- [INPUT DATA]:

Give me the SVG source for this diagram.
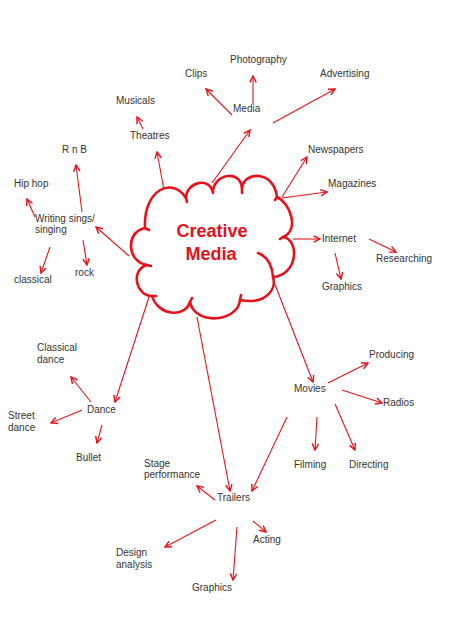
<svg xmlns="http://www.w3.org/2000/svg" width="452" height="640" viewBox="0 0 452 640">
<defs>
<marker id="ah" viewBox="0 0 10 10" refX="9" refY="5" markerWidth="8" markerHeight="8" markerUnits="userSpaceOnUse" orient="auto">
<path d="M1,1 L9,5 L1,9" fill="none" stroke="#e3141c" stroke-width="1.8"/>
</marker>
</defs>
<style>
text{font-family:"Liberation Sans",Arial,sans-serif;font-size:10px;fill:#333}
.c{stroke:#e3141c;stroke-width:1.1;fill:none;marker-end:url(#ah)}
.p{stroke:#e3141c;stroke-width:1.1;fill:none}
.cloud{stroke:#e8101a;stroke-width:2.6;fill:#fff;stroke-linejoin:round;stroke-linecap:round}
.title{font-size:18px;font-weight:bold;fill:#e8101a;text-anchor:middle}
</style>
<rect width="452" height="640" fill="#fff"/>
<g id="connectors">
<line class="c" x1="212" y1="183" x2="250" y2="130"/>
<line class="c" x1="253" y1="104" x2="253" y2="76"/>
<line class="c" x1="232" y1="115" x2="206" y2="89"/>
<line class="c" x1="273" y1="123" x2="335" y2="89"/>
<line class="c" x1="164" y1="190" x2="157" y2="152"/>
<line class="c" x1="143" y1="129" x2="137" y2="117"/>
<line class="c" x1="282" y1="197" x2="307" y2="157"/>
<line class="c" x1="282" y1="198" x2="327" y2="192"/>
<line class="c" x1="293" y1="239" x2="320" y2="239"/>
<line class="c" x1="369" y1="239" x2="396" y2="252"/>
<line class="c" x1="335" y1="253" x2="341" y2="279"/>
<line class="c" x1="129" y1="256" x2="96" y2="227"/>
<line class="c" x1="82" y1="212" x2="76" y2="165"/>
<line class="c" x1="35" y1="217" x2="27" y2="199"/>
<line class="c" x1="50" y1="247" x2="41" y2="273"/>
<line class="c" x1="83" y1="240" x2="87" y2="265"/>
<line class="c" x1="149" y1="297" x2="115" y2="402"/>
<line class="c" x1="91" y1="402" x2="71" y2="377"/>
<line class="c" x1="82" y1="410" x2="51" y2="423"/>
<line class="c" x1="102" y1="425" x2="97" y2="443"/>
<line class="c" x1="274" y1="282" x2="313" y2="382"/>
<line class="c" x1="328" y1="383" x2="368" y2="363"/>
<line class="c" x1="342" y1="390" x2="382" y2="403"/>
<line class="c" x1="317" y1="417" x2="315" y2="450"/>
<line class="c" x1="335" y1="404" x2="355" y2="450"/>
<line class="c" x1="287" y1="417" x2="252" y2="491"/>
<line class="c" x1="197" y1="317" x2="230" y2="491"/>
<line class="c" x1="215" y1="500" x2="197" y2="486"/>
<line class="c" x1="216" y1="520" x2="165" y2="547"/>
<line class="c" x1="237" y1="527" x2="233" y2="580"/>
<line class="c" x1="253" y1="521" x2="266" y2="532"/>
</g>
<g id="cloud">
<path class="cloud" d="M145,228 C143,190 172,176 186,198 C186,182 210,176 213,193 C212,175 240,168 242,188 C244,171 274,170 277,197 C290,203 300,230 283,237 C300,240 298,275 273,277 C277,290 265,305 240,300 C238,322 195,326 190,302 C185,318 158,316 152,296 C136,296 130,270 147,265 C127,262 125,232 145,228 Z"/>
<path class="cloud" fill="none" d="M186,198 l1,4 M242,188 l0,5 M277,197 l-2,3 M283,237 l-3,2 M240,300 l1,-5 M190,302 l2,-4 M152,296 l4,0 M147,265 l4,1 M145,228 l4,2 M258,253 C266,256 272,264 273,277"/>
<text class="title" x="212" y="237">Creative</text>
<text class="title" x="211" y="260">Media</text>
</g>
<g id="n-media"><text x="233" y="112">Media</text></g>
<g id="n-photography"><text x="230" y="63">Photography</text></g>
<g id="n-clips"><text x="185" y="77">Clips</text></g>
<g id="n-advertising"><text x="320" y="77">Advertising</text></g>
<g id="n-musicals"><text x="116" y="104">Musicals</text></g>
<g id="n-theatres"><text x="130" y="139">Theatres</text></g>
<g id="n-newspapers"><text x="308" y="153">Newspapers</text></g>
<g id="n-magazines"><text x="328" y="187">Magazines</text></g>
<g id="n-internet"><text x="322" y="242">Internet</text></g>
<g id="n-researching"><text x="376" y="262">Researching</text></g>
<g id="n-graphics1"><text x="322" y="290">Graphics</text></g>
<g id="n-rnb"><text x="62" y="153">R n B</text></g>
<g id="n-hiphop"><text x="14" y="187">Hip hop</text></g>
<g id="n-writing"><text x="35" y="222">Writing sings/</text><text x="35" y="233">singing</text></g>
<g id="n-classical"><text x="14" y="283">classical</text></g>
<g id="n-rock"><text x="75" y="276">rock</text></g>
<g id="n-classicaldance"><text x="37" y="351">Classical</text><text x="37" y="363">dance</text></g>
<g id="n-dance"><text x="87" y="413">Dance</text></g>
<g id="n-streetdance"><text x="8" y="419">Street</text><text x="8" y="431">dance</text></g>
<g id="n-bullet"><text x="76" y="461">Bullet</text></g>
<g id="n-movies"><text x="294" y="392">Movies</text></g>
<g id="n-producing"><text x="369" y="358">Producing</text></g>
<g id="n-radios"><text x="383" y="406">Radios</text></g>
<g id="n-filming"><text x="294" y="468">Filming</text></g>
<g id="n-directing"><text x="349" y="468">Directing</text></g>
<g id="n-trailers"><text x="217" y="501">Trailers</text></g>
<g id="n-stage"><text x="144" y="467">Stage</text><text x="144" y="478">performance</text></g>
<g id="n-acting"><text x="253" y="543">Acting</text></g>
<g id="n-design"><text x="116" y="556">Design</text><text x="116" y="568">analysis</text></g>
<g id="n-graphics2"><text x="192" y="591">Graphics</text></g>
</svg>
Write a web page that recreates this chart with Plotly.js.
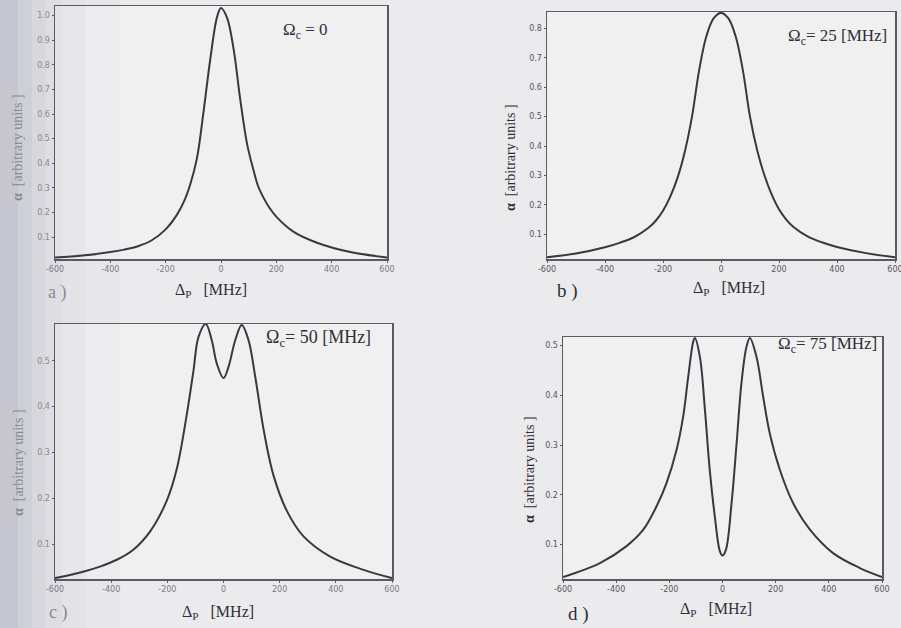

- [PROBLEM REQUIREMENTS]:
Reproduce the whole listing exactly, but not the images in it.

- [WRITTEN RESPONSE]:
Give me the SVG source for this diagram.
<svg xmlns="http://www.w3.org/2000/svg" width="452" height="640" viewBox="0 0 452 640">
<defs>
<marker id="ah" viewBox="0 0 10 10" refX="9" refY="5" markerWidth="8" markerHeight="8" markerUnits="userSpaceOnUse" orient="auto">
<path d="M1,1 L9,5 L1,9" fill="none" stroke="#e3141c" stroke-width="1.8"/>
</marker>
</defs>
<style>
text{font-family:"Liberation Sans",Arial,sans-serif;font-size:10px;fill:#333}
.c{stroke:#e3141c;stroke-width:1.1;fill:none;marker-end:url(#ah)}
.p{stroke:#e3141c;stroke-width:1.1;fill:none}
.cloud{stroke:#e8101a;stroke-width:2.6;fill:#fff;stroke-linejoin:round;stroke-linecap:round}
.title{font-size:18px;font-weight:bold;fill:#e8101a;text-anchor:middle}
</style>
<rect width="452" height="640" fill="#fff"/>
<g id="connectors">
<line class="c" x1="212" y1="183" x2="250" y2="130"/>
<line class="c" x1="253" y1="104" x2="253" y2="76"/>
<line class="c" x1="232" y1="115" x2="206" y2="89"/>
<line class="c" x1="273" y1="123" x2="335" y2="89"/>
<line class="c" x1="164" y1="190" x2="157" y2="152"/>
<line class="c" x1="143" y1="129" x2="137" y2="117"/>
<line class="c" x1="282" y1="197" x2="307" y2="157"/>
<line class="c" x1="282" y1="198" x2="327" y2="192"/>
<line class="c" x1="293" y1="239" x2="320" y2="239"/>
<line class="c" x1="369" y1="239" x2="396" y2="252"/>
<line class="c" x1="335" y1="253" x2="341" y2="279"/>
<line class="c" x1="129" y1="256" x2="96" y2="227"/>
<line class="c" x1="82" y1="212" x2="76" y2="165"/>
<line class="c" x1="35" y1="217" x2="27" y2="199"/>
<line class="c" x1="50" y1="247" x2="41" y2="273"/>
<line class="c" x1="83" y1="240" x2="87" y2="265"/>
<line class="c" x1="149" y1="297" x2="115" y2="402"/>
<line class="c" x1="91" y1="402" x2="71" y2="377"/>
<line class="c" x1="82" y1="410" x2="51" y2="423"/>
<line class="c" x1="102" y1="425" x2="97" y2="443"/>
<line class="c" x1="274" y1="282" x2="313" y2="382"/>
<line class="c" x1="328" y1="383" x2="368" y2="363"/>
<line class="c" x1="342" y1="390" x2="382" y2="403"/>
<line class="c" x1="317" y1="417" x2="315" y2="450"/>
<line class="c" x1="335" y1="404" x2="355" y2="450"/>
<line class="c" x1="287" y1="417" x2="252" y2="491"/>
<line class="c" x1="197" y1="317" x2="230" y2="491"/>
<line class="c" x1="215" y1="500" x2="197" y2="486"/>
<line class="c" x1="216" y1="520" x2="165" y2="547"/>
<line class="c" x1="237" y1="527" x2="233" y2="580"/>
<line class="c" x1="253" y1="521" x2="266" y2="532"/>
</g>
<g id="cloud">
<path class="cloud" d="M145,228 C143,190 172,176 186,198 C186,182 210,176 213,193 C212,175 240,168 242,188 C244,171 274,170 277,197 C290,203 300,230 283,237 C300,240 298,275 273,277 C277,290 265,305 240,300 C238,322 195,326 190,302 C185,318 158,316 152,296 C136,296 130,270 147,265 C127,262 125,232 145,228 Z"/>
<path class="cloud" fill="none" d="M186,198 l1,4 M242,188 l0,5 M277,197 l-2,3 M283,237 l-3,2 M240,300 l1,-5 M190,302 l2,-4 M152,296 l4,0 M147,265 l4,1 M145,228 l4,2 M258,253 C266,256 272,264 273,277"/>
<text class="title" x="212" y="237">Creative</text>
<text class="title" x="211" y="260">Media</text>
</g>
<g id="n-media"><text x="233" y="112">Media</text></g>
<g id="n-photography"><text x="230" y="63">Photography</text></g>
<g id="n-clips"><text x="185" y="77">Clips</text></g>
<g id="n-advertising"><text x="320" y="77">Advertising</text></g>
<g id="n-musicals"><text x="116" y="104">Musicals</text></g>
<g id="n-theatres"><text x="130" y="139">Theatres</text></g>
<g id="n-newspapers"><text x="308" y="153">Newspapers</text></g>
<g id="n-magazines"><text x="328" y="187">Magazines</text></g>
<g id="n-internet"><text x="322" y="242">Internet</text></g>
<g id="n-researching"><text x="376" y="262">Researching</text></g>
<g id="n-graphics1"><text x="322" y="290">Graphics</text></g>
<g id="n-rnb"><text x="62" y="153">R n B</text></g>
<g id="n-hiphop"><text x="14" y="187">Hip hop</text></g>
<g id="n-writing"><text x="35" y="222">Writing sings/</text><text x="35" y="233">singing</text></g>
<g id="n-classical"><text x="14" y="283">classical</text></g>
<g id="n-rock"><text x="75" y="276">rock</text></g>
<g id="n-classicaldance"><text x="37" y="351">Classical</text><text x="37" y="363">dance</text></g>
<g id="n-dance"><text x="87" y="413">Dance</text></g>
<g id="n-streetdance"><text x="8" y="419">Street</text><text x="8" y="431">dance</text></g>
<g id="n-bullet"><text x="76" y="461">Bullet</text></g>
<g id="n-movies"><text x="294" y="392">Movies</text></g>
<g id="n-producing"><text x="369" y="358">Producing</text></g>
<g id="n-radios"><text x="383" y="406">Radios</text></g>
<g id="n-filming"><text x="294" y="468">Filming</text></g>
<g id="n-directing"><text x="349" y="468">Directing</text></g>
<g id="n-trailers"><text x="217" y="501">Trailers</text></g>
<g id="n-stage"><text x="144" y="467">Stage</text><text x="144" y="478">performance</text></g>
<g id="n-acting"><text x="253" y="543">Acting</text></g>
<g id="n-design"><text x="116" y="556">Design</text><text x="116" y="568">analysis</text></g>
<g id="n-graphics2"><text x="192" y="591">Graphics</text></g>
</svg>
Write a web page that recreates this chart with Plotly.js.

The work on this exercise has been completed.